Being quite good, or even, moderately bad, at most things one attempts is either a cause for commiseration or an art to be celebrated. My mother used to remark in that particularly snide fashion that sticks like Thai rice in the bowels of memory, in the rare moments that I crept into her consciousness: ‘Jack of all trades’ – then, very quickly, with the trademark sniff – ‘master of none.’
If being a generalist was the path to mediocrity, what about these? Newton. Galileo. Aristotle. Kepler. Descartes. Huygens. Laplace. Faraday. Pasteur. Ptolemy. Hooke. Leibniz. Euler. Darwin. Maxwell …is there a collective noun for polymaths? Learning or indeed developing original ideas across academic domains is like travel, it broadens the mind. It seems to then act as a lightning conductor to attract left-field kind of thinking, a probing intellectual workup in the subject’s particular specialism at that time. Newton confirmed the inverse square law for gravitation – twenty years later he wrote a book on optics.

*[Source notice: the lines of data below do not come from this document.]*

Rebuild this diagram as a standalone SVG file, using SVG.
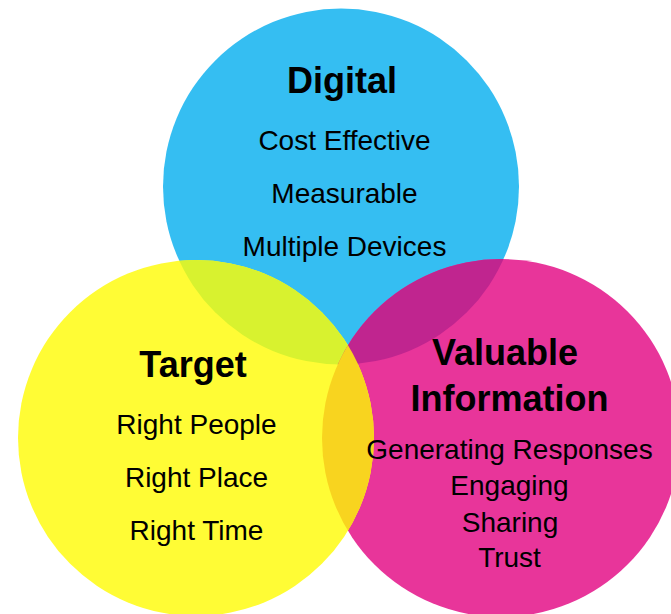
<svg xmlns="http://www.w3.org/2000/svg" width="671" height="614" viewBox="0 0 671 614">
<style>
.t{font-family:"Liberation Sans",Arial,sans-serif;font-size:28px;fill:#000;text-anchor:middle}
.h{font-family:"Liberation Sans",Arial,sans-serif;font-size:36px;font-weight:bold;fill:#000;text-anchor:middle}
</style>
<defs>
<clipPath id="cb"><circle cx="341" cy="186.5" r="178"/></clipPath>
<clipPath id="cm"><circle cx="501" cy="438" r="179"/></clipPath>
</defs>
<rect width="671" height="614" fill="#fff"/>
<g id="digital">
<circle cx="341" cy="186.5" r="178" fill="#35BEF2"/>
</g>
<g id="valuable">
<circle cx="501" cy="438" r="179" fill="#E8359A"/>
</g>
<g id="target">
<circle cx="196" cy="438" r="178" fill="#FFFC35"/>
</g>
<g id="overlaps">
<circle cx="196" cy="438" r="178" fill="#D8F22F" clip-path="url(#cb)"/>
<circle cx="501" cy="438" r="179" fill="#C0258F" clip-path="url(#cb)"/>
<circle cx="196" cy="438" r="178" fill="#F8D41F" clip-path="url(#cm)"/>
</g>
<g id="digital-text">
<text class="h" x="342" y="93">Digital</text>
<text class="t" x="344.5" y="150">Cost Effective</text>
<text class="t" x="344.5" y="203">Measurable</text>
<text class="t" x="344.5" y="256">Multiple Devices</text>
</g>
<g id="target-text">
<text class="h" x="193" y="377">Target</text>
<text class="t" x="196.5" y="434">Right People</text>
<text class="t" x="196.5" y="487">Right Place</text>
<text class="t" x="196.5" y="540">Right Time</text>
</g>
<g id="valuable-text">
<text class="h" x="505" y="365">Valuable</text>
<text class="h" x="509.5" y="411">Information</text>
<text class="t" x="509.5" y="459">Generating Responses</text>
<text class="t" x="509.5" y="495">Engaging</text>
<text class="t" x="510" y="532">Sharing</text>
<text class="t" x="509.5" y="567">Trust</text>
</g>
</svg>
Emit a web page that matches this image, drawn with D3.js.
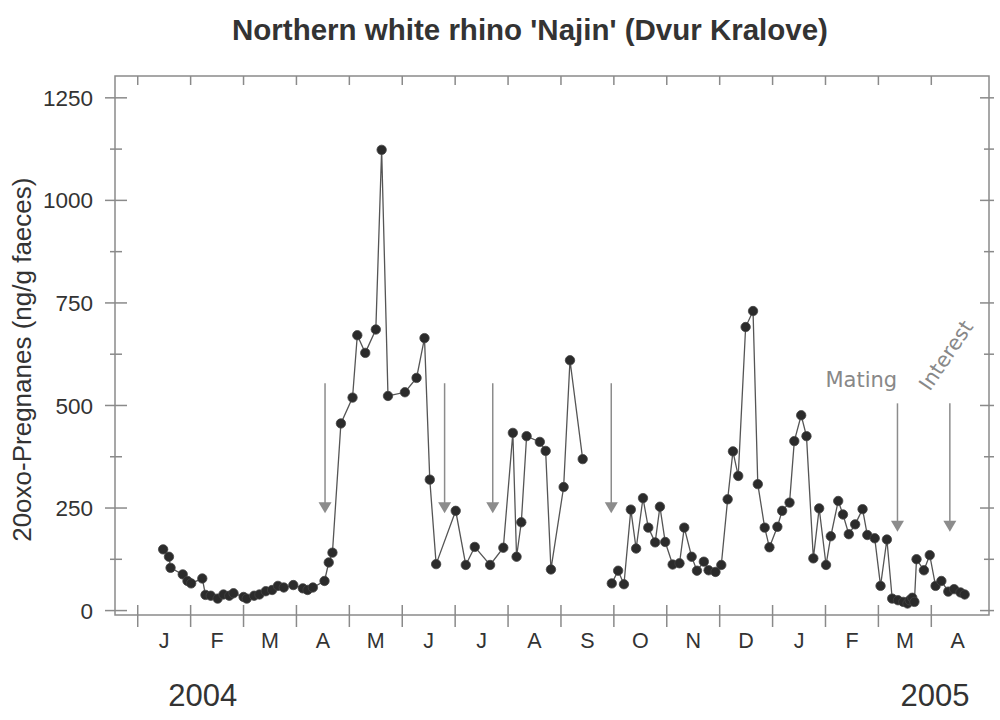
<!DOCTYPE html>
<html>
<head>
<meta charset="utf-8">
<script src="https://cdn.jsdelivr.net/npm/d3@7"></script>
<style>
  html, body { margin: 0; padding: 0; background: #fff; }
  svg { display: block; }
</style>
</head>
<body>
<svg id="chart" width="1000" height="720"></svg>
<script>
// ---- Data (x in months since 1 Jan 2004, y in ng/g faeces) ----
const segment1Months = [0.49,0.60,0.63,0.86,0.95,1.02,1.23,1.29,1.39,1.52,1.63,1.74,1.82,2.01,2.07,2.21,2.31,2.43,2.55,2.66,2.77,2.95,3.13,3.22,3.32,3.54,3.62,3.69,3.85,4.07,4.16,4.31,4.51,4.62,4.74,5.06,5.28,5.43,5.53,5.65,6.02,6.21,6.38,6.67,6.92,7.10,7.17,7.26,7.36,7.61,7.72,7.82,8.06,8.18,8.42];
const segment1Values = [148,130,103,87,71,65,77,37,35,28,38,35,41,32,28,35,38,46,49,59,55,61,53,49,55,71,116,140,455,518,670,627,684,1122,522,531,566,663,318,112,242,110,154,110,152,432,130,214,424,410,388,99,300,609,368];
const segment2Months = [8.97,9.09,9.20,9.33,9.43,9.56,9.66,9.79,9.88,9.98,10.12,10.25,10.34,10.48,10.58,10.71,10.80,10.93,11.04,11.16,11.26,11.36,11.50,11.64,11.73,11.86,11.95,12.10,12.19,12.33,12.42,12.55,12.65,12.78,12.89,13.02,13.11,13.25,13.34,13.45,13.57,13.71,13.80,13.94,14.05,14.17,14.27,14.38,14.48,14.56,14.60,14.65,14.69,14.73,14.87,14.98,15.09,15.20,15.33,15.44,15.56,15.64];
const segment2Values = [65,96,63,245,150,273,201,165,252,166,111,114,201,130,96,118,97,93,110,270,387,327,690,729,307,201,153,203,242,262,412,475,424,126,248,110,180,266,233,185,209,246,183,175,59,172,28,24,20,16,24,30,20,124,97,134,59,71,45,51,43,38];

const monthLabels = ["J","F","M","A","M","J","J","A","S","O","N","D","J","F","M","A"];
const yearLabels = ["2004","2005"];
const yearLabelMonths = [1.24,15.08];
const yTickValues = [0,250,500,750,1000,1250];
const yMinorTickValues = [125,375,625,875,1125];

// Event arrows (month position)
const eventArrowMonths = [3.55,5.81,6.72,8.96];
const matingArrowMonths = [14.37,15.36];
const eventArrowRange = [553,236];
const matingArrowRange = [504,191];
const annotationLabels = ["Mating","Interest"];

const title = "Northern white rhino 'Najin' (Dvur Kralove)";
const yTitle = "20oxo-Pregnanes (ng/g faeces)";

// ---- Layout ----
const svg = d3.select("#chart");
const L = 115, R = 989, T = 76, B = 615;
const axisColor = "#8a8a8a";
const textColor = "#333";
const font = "Liberation Sans, Arial, sans-serif";

const x = d3.scaleLinear().domain([-0.42, 16.1]).range([L, R]);
const y = d3.scaleLinear().domain([-12, 1302]).range([B, T]);

// Title
svg.append("text")
  .attr("x", 530).attr("y", 40)
  .attr("text-anchor", "middle")
  .attr("font-family", font)
  .attr("font-weight", "bold")
  .attr("font-size", 29.5)
  .attr("fill", textColor)
  .text(title);

// Frame
svg.append("rect")
  .attr("x", L).attr("y", T).attr("width", R - L).attr("height", B - T)
  .attr("fill", "none").attr("stroke", axisColor).attr("stroke-width", 1.5);

// Left axis
const leftAxis = d3.axisLeft(y).tickValues(yTickValues).tickFormat(d3.format("d")).tickSize(10).tickPadding(13);
const gL = svg.append("g").attr("transform", `translate(${L},0)`).call(leftAxis);
gL.select(".domain").remove();
gL.selectAll(".tick line").attr("stroke", axisColor).attr("stroke-width", 1.5).attr("x2", -10).attr("x1", 12);
gL.selectAll(".tick text")
  .attr("font-family", font)
  .attr("font-size", 22.5).attr("fill", textColor).attr("x", -22).attr("dy", "0.36em");
const gLm = svg.append("g").attr("transform", `translate(${L},0)`).call(d3.axisLeft(y).tickValues(yMinorTickValues).tickSize(5).tickFormat(""));
gLm.select(".domain").remove();
gLm.selectAll(".tick line").attr("stroke", axisColor).attr("stroke-width", 1.5).attr("x2", -5).attr("x1", 7);

// Right axis
const gR = svg.append("g").attr("transform", `translate(${R},0)`).call(d3.axisRight(y).tickValues(yTickValues).tickFormat(""));
gR.select(".domain").remove();
gR.selectAll(".tick line").attr("stroke", axisColor).attr("stroke-width", 1.5).attr("x1", -9).attr("x2", 5);
const gRm = svg.append("g").attr("transform", `translate(${R},0)`).call(d3.axisRight(y).tickValues(yMinorTickValues).tickFormat(""));
gRm.select(".domain").remove();
gRm.selectAll(".tick line").attr("stroke", axisColor).attr("stroke-width", 1.5).attr("x1", -5).attr("x2", 5);

// Bottom axis: month boundary ticks + month labels
const boundaries = d3.range(0, monthLabels.length);
const gB = svg.append("g").attr("transform", `translate(0,${B})`).call(d3.axisBottom(x).tickValues(boundaries).tickFormat(""));
gB.select(".domain").remove();
gB.selectAll(".tick line").attr("stroke", axisColor).attr("stroke-width", 1.5).attr("y1", -10).attr("y2", 12);

const gBl = svg.append("g").attr("transform", `translate(0,${B})`)
  .call(d3.axisBottom(x).tickValues(monthLabels.map((d, i) => i + 0.5)).tickFormat((d, i) => monthLabels[i]).tickSize(0).tickPadding(18));
gBl.select(".domain").remove();
gBl.selectAll(".tick text")
  .attr("font-family", font)
  .attr("font-size", 21.5).attr("fill", textColor);

// Top axis ticks
const gT = svg.append("g").attr("transform", `translate(0,${T})`).call(d3.axisTop(x).tickValues(boundaries).tickFormat(""));
gT.select(".domain").remove();
gT.selectAll(".tick line").attr("stroke", axisColor).attr("stroke-width", 1.5).attr("y1", 0).attr("y2", 9);

// Year labels
yearLabels.forEach((lab, i) => {
  svg.append("text").attr("x", x(yearLabelMonths[i])).attr("y", 706)
    .attr("text-anchor", "middle")
    .attr("font-family", font)
    .attr("font-size", 31).attr("fill", textColor).text(lab);
});

// Y title
svg.append("text")
  .attr("transform", `translate(31,${(y(0) + y(1250)) / 2 + 6}) rotate(-90)`)
  .attr("text-anchor", "middle")
  .attr("font-family", font)
  .attr("font-size", 26).attr("fill", textColor).text(yTitle);

// Arrows
const arrowColor = "#8c8c8c";
function drawArrow(m, range) {
  const xx = x(m), y0 = y(range[0]), y1 = y(range[1]);
  svg.append("line").attr("x1", xx).attr("x2", xx).attr("y1", y0).attr("y2", y1 - 9)
    .attr("stroke", arrowColor).attr("stroke-width", 1.5);
  svg.append("path")
    .attr("d", `M${xx - 6.5},${y1 - 11} L${xx + 6.5},${y1 - 11} L${xx},${y1} Z`)
    .attr("fill", arrowColor);
}
eventArrowMonths.forEach(m => drawArrow(m, eventArrowRange));
matingArrowMonths.forEach(m => drawArrow(m, matingArrowRange));

// Annotation text
svg.append("text").attr("x", x(matingArrowMonths[0]) - 72).attr("y", 387)
  .attr("font-family", "DejaVu Sans, Verdana, sans-serif")
  .attr("font-size", 21).attr("fill", "#888").text(annotationLabels[0]);
svg.append("text")
  .attr("transform", `translate(${x(matingArrowMonths[1]) - 20},392) rotate(-56)`)
  .attr("font-family", "DejaVu Sans, Verdana, sans-serif")
  .attr("font-size", 20.5).attr("fill", "#888").text(annotationLabels[1]);

// Data lines and points
const line = d3.line().x(d => x(d[0])).y(d => y(d[1]));
const segments = [
  segment1Months.map((m, i) => [m, segment1Values[i]]),
  segment2Months.map((m, i) => [m, segment2Values[i]])
];
segments.forEach(seg => {
  svg.append("path").datum(seg).attr("d", line)
    .attr("fill", "none").attr("stroke", "#555").attr("stroke-width", 1.3);
});
segments.forEach(seg => {
  svg.append("g").selectAll("circle").data(seg).join("circle")
    .attr("cx", d => x(d[0])).attr("cy", d => y(d[1])).attr("r", 4.7)
    .attr("fill", "#2b2b2b").attr("stroke", "#444").attr("stroke-width", 0.8);
});
</script>
</body>
</html>
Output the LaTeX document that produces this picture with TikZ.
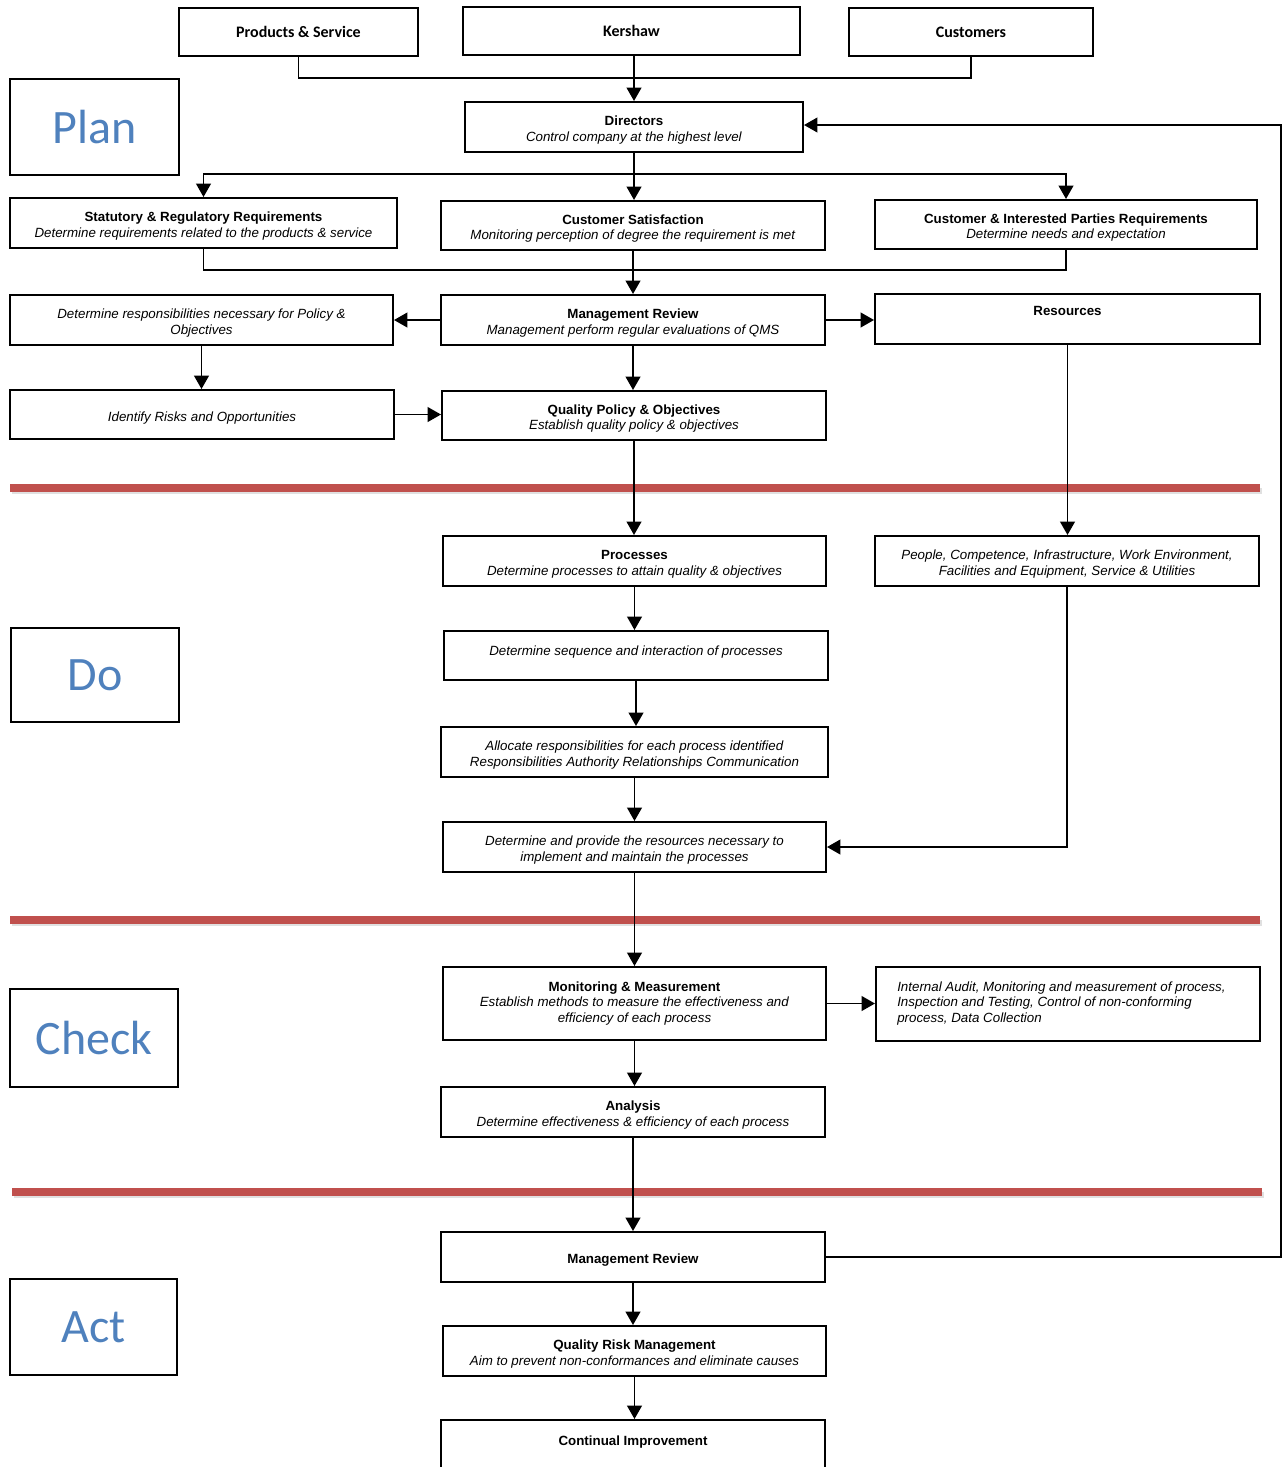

Modern polymaths go against the grain. They capture half an idea at the water fountain, gleanings from cast aside conversations; they build atypical, asymmetric patterns then – and herein lies genius – develop them in the arid space where competition is weak. Elon Musk is primarily an engineer, like half the Stanford graduates who work for NASA. Had he just concentrated on that, he’d be just as well-off as an average NASA high flyer. However, he was able to use his business training as well, hence Tesla and SpaceX. An image search turns up thousands of images of the man, not his achievements, so a gift for self-publishing is a helpful addition. Plus getting stupidly rich.
Being a Jack of at least a few trades seems like quite a healthy option. Being retired often leaves a black hole of guilt – perhaps I should go and learn Icelandic, just because I happen to have time to do so. (Perhaps I should clean the guttering instead.) I used to spend a lot of time thinking about mathematics and physics – these days, I think about literature, theology, art, music and even poetry sometimes, none of which will, alas, make me rich or extend my Icelandic vocabulary. Nevertheless, what fun to trace out the beauty in the twinkling mathematics of Euler, or the symmetrical, Persian carpet perfectionism of a Mandelbrot set. That satisfaction of completeness where circles become squares. Yes.